Exercise prompt
Read the listing and extract each line that includes the word "matplotlib".

Records shown
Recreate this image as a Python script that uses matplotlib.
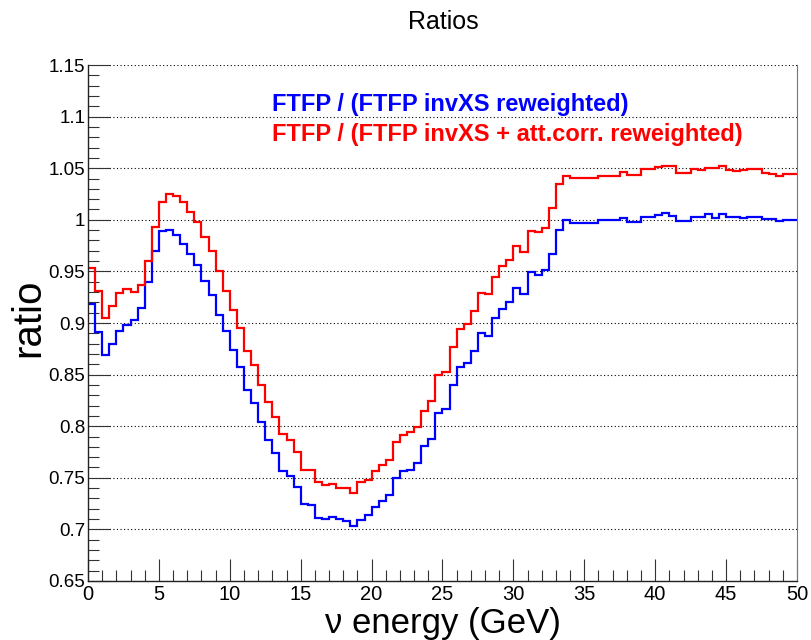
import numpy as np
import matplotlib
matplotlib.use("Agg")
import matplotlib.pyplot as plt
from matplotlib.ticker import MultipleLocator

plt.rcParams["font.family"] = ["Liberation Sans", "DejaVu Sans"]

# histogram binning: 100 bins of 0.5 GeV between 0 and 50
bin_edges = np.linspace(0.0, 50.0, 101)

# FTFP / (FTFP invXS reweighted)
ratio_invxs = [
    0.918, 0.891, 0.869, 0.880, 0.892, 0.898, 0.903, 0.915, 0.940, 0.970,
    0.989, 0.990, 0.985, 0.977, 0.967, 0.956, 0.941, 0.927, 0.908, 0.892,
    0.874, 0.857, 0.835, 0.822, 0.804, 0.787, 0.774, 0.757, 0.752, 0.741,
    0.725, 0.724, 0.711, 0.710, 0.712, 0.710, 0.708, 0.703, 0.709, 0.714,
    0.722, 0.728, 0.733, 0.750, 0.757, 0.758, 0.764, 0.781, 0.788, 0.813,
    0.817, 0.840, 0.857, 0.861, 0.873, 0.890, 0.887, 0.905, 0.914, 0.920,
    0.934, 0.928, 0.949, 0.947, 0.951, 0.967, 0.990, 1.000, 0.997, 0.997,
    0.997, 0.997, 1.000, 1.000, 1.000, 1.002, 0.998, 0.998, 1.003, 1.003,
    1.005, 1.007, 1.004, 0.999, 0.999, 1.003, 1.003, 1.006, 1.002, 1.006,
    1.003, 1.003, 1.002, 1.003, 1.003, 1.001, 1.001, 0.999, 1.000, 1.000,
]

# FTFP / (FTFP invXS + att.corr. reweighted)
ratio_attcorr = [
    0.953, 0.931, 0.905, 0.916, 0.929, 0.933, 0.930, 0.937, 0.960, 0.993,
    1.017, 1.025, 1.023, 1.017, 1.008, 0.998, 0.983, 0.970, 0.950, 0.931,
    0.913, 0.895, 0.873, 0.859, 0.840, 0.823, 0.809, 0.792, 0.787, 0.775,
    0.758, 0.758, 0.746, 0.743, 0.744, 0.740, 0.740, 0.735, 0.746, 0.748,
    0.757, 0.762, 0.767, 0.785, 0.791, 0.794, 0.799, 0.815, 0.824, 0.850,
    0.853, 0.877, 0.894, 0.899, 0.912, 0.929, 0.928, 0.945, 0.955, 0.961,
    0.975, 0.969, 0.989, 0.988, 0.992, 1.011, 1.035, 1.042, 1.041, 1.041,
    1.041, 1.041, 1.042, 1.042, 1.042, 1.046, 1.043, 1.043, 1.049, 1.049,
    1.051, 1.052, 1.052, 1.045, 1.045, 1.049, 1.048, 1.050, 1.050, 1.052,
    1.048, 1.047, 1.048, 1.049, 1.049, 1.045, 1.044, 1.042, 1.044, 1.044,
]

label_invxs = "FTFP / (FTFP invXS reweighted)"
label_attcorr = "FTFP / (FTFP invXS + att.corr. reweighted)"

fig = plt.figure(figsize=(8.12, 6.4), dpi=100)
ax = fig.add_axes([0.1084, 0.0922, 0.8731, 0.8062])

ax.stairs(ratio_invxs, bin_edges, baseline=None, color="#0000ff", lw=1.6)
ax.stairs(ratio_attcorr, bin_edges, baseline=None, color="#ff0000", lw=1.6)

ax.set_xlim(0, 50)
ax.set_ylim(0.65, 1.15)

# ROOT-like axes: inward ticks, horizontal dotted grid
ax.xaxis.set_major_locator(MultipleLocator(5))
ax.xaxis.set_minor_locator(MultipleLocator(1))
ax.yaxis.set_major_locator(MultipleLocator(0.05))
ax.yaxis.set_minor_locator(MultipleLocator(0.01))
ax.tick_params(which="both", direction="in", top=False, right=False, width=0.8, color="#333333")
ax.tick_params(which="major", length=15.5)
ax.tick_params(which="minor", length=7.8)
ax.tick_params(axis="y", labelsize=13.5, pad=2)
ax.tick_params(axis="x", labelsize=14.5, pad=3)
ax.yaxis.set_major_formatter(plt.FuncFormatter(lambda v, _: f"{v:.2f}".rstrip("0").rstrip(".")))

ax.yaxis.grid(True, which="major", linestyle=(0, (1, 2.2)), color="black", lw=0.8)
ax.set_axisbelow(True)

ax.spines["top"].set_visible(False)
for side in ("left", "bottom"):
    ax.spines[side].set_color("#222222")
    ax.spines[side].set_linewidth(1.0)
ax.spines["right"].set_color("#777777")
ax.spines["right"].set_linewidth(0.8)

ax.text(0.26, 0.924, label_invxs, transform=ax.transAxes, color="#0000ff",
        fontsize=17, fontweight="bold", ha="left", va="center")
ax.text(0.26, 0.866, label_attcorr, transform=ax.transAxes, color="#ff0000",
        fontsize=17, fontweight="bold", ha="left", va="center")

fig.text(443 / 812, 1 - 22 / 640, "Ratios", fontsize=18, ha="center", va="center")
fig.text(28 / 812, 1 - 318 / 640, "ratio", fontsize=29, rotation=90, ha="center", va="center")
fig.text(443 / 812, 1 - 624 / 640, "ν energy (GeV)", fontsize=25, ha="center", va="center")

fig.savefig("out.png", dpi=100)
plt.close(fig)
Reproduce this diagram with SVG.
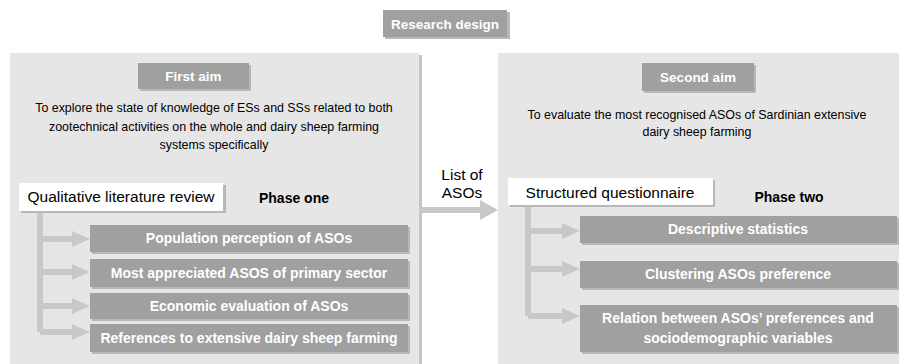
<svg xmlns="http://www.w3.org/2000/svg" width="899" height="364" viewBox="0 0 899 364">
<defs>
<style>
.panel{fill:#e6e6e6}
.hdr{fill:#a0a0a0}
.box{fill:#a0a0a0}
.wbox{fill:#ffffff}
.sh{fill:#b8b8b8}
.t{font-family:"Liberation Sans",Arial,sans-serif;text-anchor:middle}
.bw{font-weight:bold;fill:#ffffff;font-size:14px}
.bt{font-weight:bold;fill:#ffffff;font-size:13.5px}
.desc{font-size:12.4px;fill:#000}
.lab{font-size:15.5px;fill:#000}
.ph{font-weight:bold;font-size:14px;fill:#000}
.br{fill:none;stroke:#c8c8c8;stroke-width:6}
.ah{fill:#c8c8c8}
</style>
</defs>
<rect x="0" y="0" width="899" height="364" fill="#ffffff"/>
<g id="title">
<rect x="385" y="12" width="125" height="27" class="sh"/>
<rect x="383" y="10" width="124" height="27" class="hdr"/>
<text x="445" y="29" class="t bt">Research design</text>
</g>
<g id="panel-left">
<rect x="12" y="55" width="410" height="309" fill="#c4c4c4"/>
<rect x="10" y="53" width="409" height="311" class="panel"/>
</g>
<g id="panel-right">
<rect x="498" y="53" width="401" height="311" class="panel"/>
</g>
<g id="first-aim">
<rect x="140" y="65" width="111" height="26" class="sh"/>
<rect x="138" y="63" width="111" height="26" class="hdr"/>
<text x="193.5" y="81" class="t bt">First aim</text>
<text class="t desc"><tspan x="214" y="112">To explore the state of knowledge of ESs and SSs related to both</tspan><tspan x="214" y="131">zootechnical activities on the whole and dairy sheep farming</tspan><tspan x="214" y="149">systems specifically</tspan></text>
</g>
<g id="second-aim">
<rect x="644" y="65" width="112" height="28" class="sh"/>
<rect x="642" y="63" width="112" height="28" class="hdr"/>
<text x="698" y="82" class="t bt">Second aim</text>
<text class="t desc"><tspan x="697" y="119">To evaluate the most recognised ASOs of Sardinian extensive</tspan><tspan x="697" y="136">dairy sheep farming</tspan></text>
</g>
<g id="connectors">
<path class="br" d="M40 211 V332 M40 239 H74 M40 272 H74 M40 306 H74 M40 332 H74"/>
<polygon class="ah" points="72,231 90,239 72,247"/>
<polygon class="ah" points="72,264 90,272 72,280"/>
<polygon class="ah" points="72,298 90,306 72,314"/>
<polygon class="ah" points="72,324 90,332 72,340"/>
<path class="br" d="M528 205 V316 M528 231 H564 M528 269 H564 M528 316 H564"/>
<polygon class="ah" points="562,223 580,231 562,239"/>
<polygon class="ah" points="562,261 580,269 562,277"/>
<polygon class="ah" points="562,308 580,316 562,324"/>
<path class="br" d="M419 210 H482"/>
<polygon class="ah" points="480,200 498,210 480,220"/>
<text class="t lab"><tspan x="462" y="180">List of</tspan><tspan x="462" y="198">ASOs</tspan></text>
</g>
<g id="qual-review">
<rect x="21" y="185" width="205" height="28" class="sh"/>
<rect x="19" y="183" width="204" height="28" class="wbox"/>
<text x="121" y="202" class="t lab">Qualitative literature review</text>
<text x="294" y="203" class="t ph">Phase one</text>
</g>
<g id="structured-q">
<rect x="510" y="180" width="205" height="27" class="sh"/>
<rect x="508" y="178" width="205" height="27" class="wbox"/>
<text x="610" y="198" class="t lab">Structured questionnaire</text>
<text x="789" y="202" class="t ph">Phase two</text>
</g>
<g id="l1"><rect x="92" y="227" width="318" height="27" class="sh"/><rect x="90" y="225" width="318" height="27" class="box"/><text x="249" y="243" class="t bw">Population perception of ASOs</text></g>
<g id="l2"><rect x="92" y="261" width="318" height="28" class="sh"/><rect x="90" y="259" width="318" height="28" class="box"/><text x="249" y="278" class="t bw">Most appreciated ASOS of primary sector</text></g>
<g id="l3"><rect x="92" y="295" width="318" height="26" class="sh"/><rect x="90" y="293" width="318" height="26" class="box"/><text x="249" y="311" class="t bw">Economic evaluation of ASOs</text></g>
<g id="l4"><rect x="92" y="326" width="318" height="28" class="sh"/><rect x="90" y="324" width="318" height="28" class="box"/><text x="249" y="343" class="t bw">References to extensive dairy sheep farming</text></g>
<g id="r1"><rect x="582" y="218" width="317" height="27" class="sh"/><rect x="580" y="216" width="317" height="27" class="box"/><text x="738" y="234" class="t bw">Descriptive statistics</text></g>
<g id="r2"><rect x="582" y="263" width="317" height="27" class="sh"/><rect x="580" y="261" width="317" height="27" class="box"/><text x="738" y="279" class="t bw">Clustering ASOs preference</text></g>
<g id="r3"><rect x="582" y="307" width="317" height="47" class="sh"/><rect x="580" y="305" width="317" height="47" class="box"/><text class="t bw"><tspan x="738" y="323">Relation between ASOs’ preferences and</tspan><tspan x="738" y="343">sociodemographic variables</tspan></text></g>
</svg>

==

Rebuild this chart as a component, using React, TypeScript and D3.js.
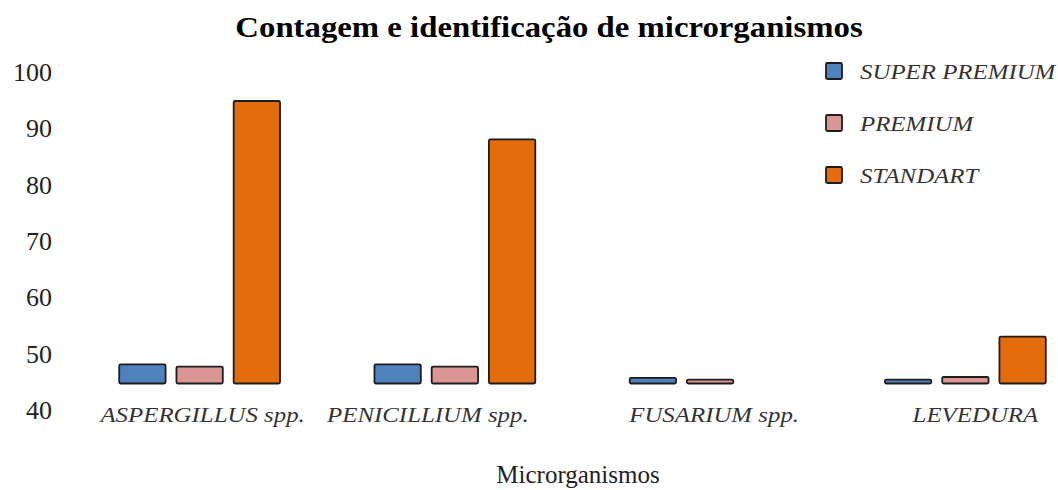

Solution to this task
Recreate this image as a Python script that uses matplotlib.
import matplotlib
matplotlib.use("Agg")
import matplotlib.pyplot as plt
from matplotlib.ticker import MultipleLocator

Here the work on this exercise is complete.